As the first days of October approach, many are preparing for warm, happy fall events. The month brings about thoughts of apple picking, corn mazes, scarves, pumpkin flavored goodies and Halloween. However, amongst the many fall activities, October also serves as an important awareness month for an issue that deserves just as much attention, if not more.
October is Domestic Violence Awareness Month. Also known as intimate partner violence, domestic or relationship abuse, domestic violence is defined by The National Domestic Violence Hotline as “a pattern of behaviors used by one partner to maintain power and control over another partner in an intimate relationship.” Domestic violence can have many appearances; it can look like physical harm, emotional abuse, threats and intimidation, economic deprivation, the use of fear and more.
One in four women and one in nine men experience violence from their partners in their lifetime. One in five women are survivors of rape. One in three women and one in six men have experienced sexual violence, according to NoMore.org. The list of statistics like these, unfortunately, could go on for some time.
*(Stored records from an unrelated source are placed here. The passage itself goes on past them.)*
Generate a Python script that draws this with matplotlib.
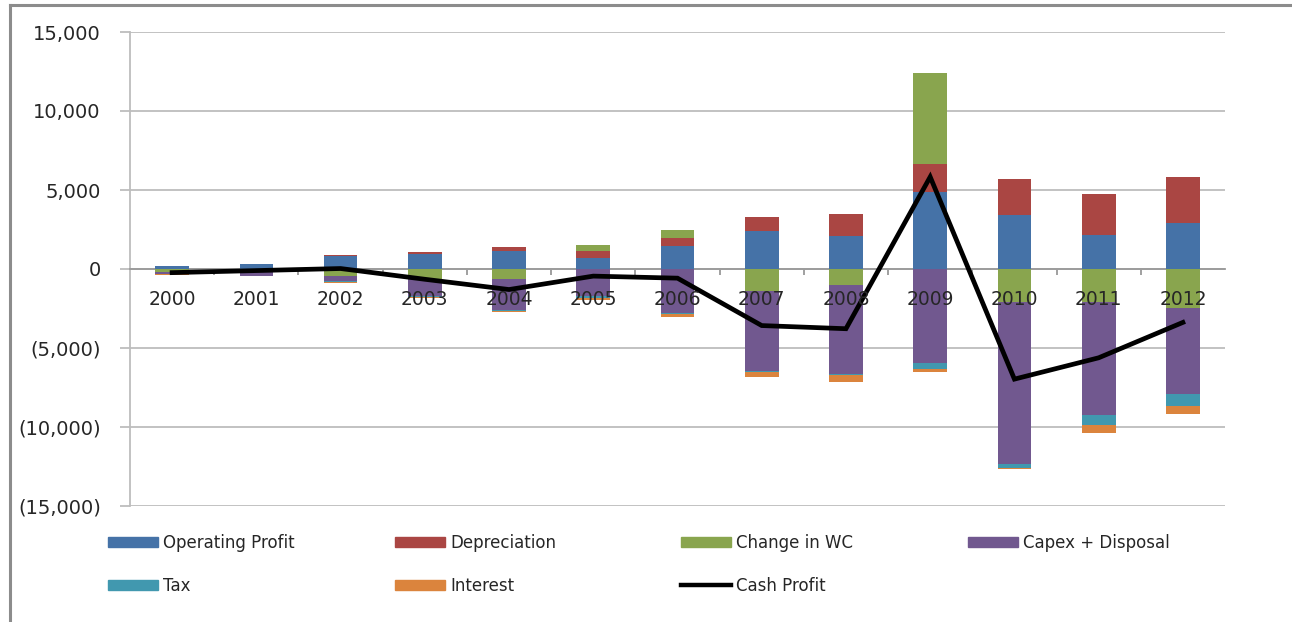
import matplotlib
matplotlib.use('Agg')
import matplotlib.pyplot as plt
from matplotlib.lines import Line2D
from matplotlib.patches import Patch
from matplotlib.ticker import FuncFormatter, FixedLocator
import numpy as np

# data
years = ['2000', '2001', '2002', '2003', '2004', '2005', '2006',
         '2007', '2008', '2009', '2010', '2011', '2012']
operating_profit = [170, 300, 825, 970, 1160, 700, 1440, 2430, 2070, 4900, 3445, 2155, 2915]
depreciation = [30, 20, 60, 80, 210, 420, 530, 890, 1395, 1750, 2260, 2600, 2935]
change_in_wc = [-170, 0, -465, -635, -635, 400, 510, -1415, -1015, 5750, -2115, -2115, -2470]
capex_disposal = [-170, -420, -320, -1100, -1945, -1730, -2810, -5070, -5640, -5920, -10250, -7140, -5450]
tax = [0, 0, -40, -40, -60, -80, -60, -60, -60, -420, -210, -615, -760]
interest = [-60, -40, -60, -40, -80, -170, -170, -320, -465, -210, -100, -485, -510]
cash_profit = [-230, -100, 30, -650, -1300, -450, -580, -3580, -3780, 5830, -6970, -5620, -3380]

names = ['Operating Profit', 'Depreciation', 'Change in WC', 'Capex + Disposal', 'Tax', 'Interest']
series = [operating_profit, depreciation, change_in_wc, capex_disposal, tax, interest]
colors = ['#4572A7', '#AA4643', '#89A54E', '#71588F', '#4198AF', '#DB843D']

fig = plt.figure(figsize=(12.92, 6.22), dpi=100)
ax = fig.add_axes([130 / 1292, 1 - 506 / 622, 1095 / 1292, 474 / 622])

x = np.arange(len(years))
pos_bottom = np.zeros(len(years))
neg_bottom = np.zeros(len(years))
for vals, c in zip(series, colors):
    v = np.array(vals, dtype=float)
    bottom = np.where(v >= 0, pos_bottom, neg_bottom)
    ax.bar(x, v, width=0.4, bottom=bottom, color=c, zorder=3)
    pos_bottom += np.where(v >= 0, v, 0)
    neg_bottom += np.where(v < 0, v, 0)

ax.plot(x, cash_profit, color='black', lw=3.4, zorder=4, solid_joinstyle='miter')

ax.set_xlim(-0.5, len(years) - 0.5)
ax.set_ylim(-15000, 15000)
ax.set_yticks(range(-15000, 15001, 5000))
ax.yaxis.set_major_formatter(FuncFormatter(
    lambda v, p: '({:,.0f})'.format(-v) if v < 0 else '{:,.0f}'.format(v)))
ax.grid(axis='y', color='#BDBDBD', lw=1.3, zorder=0)

for s in ['top', 'right']:
    ax.spines[s].set_visible(False)
ax.spines['left'].set_color('#BDBDBD')
ax.spines['left'].set_linewidth(1.3)
ax.spines['bottom'].set_position(('data', 0))
ax.spines['bottom'].set_color('#999999')
ax.spines['bottom'].set_linewidth(1.3)

# year labels sit just under the zero line, drawn over the bars
ax.set_xticks(x)
ax.set_xticklabels([])
ax.tick_params(axis='x', which='major', length=0)
for i, yr in enumerate(years):
    ax.annotate(yr, (i, 0), xytext=(0, -15), textcoords='offset points',
                ha='center', va='top', fontsize=13.5, color='#262626', zorder=6)
ax.xaxis.set_minor_locator(FixedLocator(np.arange(0.5, len(years) - 1, 1)))
ax.tick_params(axis='x', which='minor', length=4.5, color='#999999', width=1.3, direction='out')
ax.tick_params(axis='y', length=7, color='#BDBDBD', width=1.3, pad=14, labelsize=14, labelcolor='#262626')

# legend laid out in four columns like the original
handles = [Patch(color=c) for c in colors]
handles.append(Line2D([], [], color='black', lw=3.2))
labels = names + ['Cash Profit']
col_x = [108, 395, 681, 968]
columns = [[0, 4], [1, 5], [2, 6], [3]]
for cx, idx in zip(col_x, columns):
    fig.legend([handles[i] for i in idx], [labels[i] for i in idx],
               loc='upper left', bbox_to_anchor=(cx / 1292, 1 - 534 / 622),
               frameon=False, fontsize=12, handlelength=3.0, handleheight=0.6,
               handletextpad=0.3, labelspacing=1.5, borderaxespad=0, borderpad=0,
               labelcolor='#262626')

# chart border (top and left edges visible)
fig.add_artist(Line2D([10 / 1292, 1], [1 - 5 / 622, 1 - 5 / 622], color='#8C8C8C', lw=2.2))
fig.add_artist(Line2D([10 / 1292, 10 / 1292], [0, 1 - 5 / 622], color='#8C8C8C', lw=2.2))

fig.savefig('out.png', dpi=100)
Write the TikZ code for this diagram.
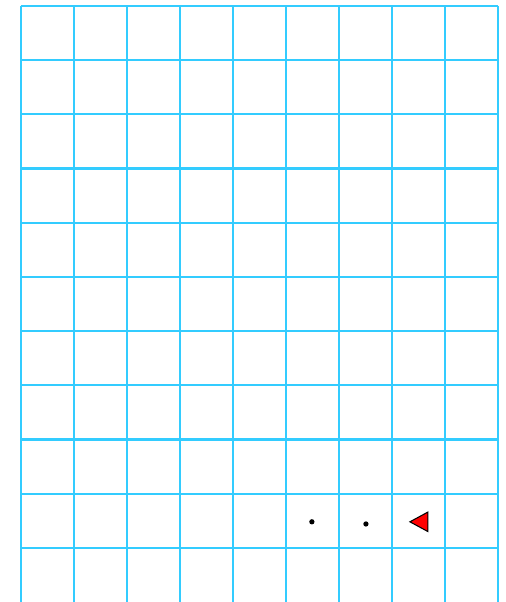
\documentclass[tikz,border=0pt]{standalone}
\usepackage{tikz}
\definecolor{gridblue}{RGB}{51,204,255}
\tikzset{gridline/.style={gridblue,line width=1.2pt}}

\begin{document}
\begin{tikzpicture}[x=1.06cm,y=-1.084cm]
    \useasboundingbox (-0.396,-0.11) rectangle (9.151,11);
    % grid
    \foreach \i in {0,...,9}
      \draw[gridline] (\i,0)--(\i,11);
    \foreach \j in {0,...,10}
      \draw[gridline] (0,\j)--(9,\j);
    % dots
    \fill (5.49,9.52) circle(1.5pt);
    \fill (6.51,9.56) circle(1.5pt);
    % marker
    \draw[fill=red,line width=0.6pt] (7.34,9.52)--(7.68,9.34)--(7.68,9.70)--cycle;
\end{tikzpicture}
\end{document}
Because of this, Congress designated October as Domestic Violence Awareness Month in 1989. In 1994, the Violence Against Women Act was brought into law, which established a fund for social service agencies that support victims of sexual assault and domestic violence.
Outside of government, private institutions have taken it upon themselves to form help and advocacy centers to help bring survivors of domestic violence the help and justice they need. The Domestic Violence Awareness Project is a national organization that helps support the “national, tribal, territorial, state and local advocacy networks in their ongoing public education efforts through public awareness, strategies, materials, resources, capacity-building, and technical assistance,” according to their website. The organization helps run campaigns to change public opinion and belief systems that support or propagate violence and abuse, as well as hosts events, trainings and workshops.
NO MORE is another global organization comprised of nonprofits, corporations, government agencies, media, schools and individuals. They work to end domestic violence and sexual assault through media campaigns, community engagement, grassroots activism and fundraising, outreach and more.
These organizations serve as stepping stones for large cultural change, and are leading the nation, and hopefully the world, down the path of understanding and bringing an end to domestic violence.
Maine is not exempt from domestic violence. In order to combat this, Maine has many laws surrounding domestic violence, threatening, terrorizing, stalking and assault. Penalties can result in jail time between one and five years, and fines between $2,000 and $5,000. However, despite these laws to protect victims, Maine citizens are still in danger of experiencing domestic violence.
In 2017, half of Maine’s homicides were domestic violence related. Nine deaths, including the deaths of a seven-week-old baby and a four-year-old child, were classified as domestic violence homicides, according to the Bangor Daily News. Another BDN article written in 2016 states: “despite having one of the lowest violent crime rates in the country, domestic abuse accounts for a large proportion of violence in our state. The rates of domestic violence assault and domestic homicide are higher in Maine communities than in the rest of the country.”
It is important to also consider college campuses as locations where domestic assault exists. According to an article published by the Healing Abuse Working for Change (HAWC) organization, “college-aged women have the highest per-capita rate of intimate partner violence.” The article also goes on to state that 21 percent of college students report having experienced dating violence by a current partner and 32 percent report having experienced dating violence by an ex-partner– and these are only the statistics of those who report. The sense of college campus community can often prevent students from reporting for fear of repercussions from friend groups or social media communities. Beyond that, 70 percent of young victims may not even realize they are being abused.
Domestic and sexual assault can be more prevalent on campuses than we care to admit. However, there are centers and organizations right here in the Orono area or on the University of Maine campus to help those in need. According to breakthecycle.org, 58 percent of college students do not know what to do to help someone who is a victim of domestic violence, and 28 percent don’t know how to find help for themselves.
UMaine’s Counseling Center is a confidential resource center on campus, with experienced staff ready to provide services and programs in professional and relaxed settings. The Counseling Center is open Monday through Friday from 8 a.m. to noon and 1-4:30 p.m., and can be reached by phone at 207-581-1392.
The Office of Sexual Assault and Violence Prevention is another UMaine resource for those who may be concerned about themselves or their friends being involved in domestic or sexual abuse. This office provides support, resources and referrals, and can help answer questions and concerns. They can be found in the Memorial Union, or at 207-581-1406.
Domestic violence and sexual assault are not light topics. They occur every day all around us, and the UMaine community should understand the responsibility of educating themselves to be ready to help those who may be in need, including themselves. Take this October as a time to start working towards a safer community for all.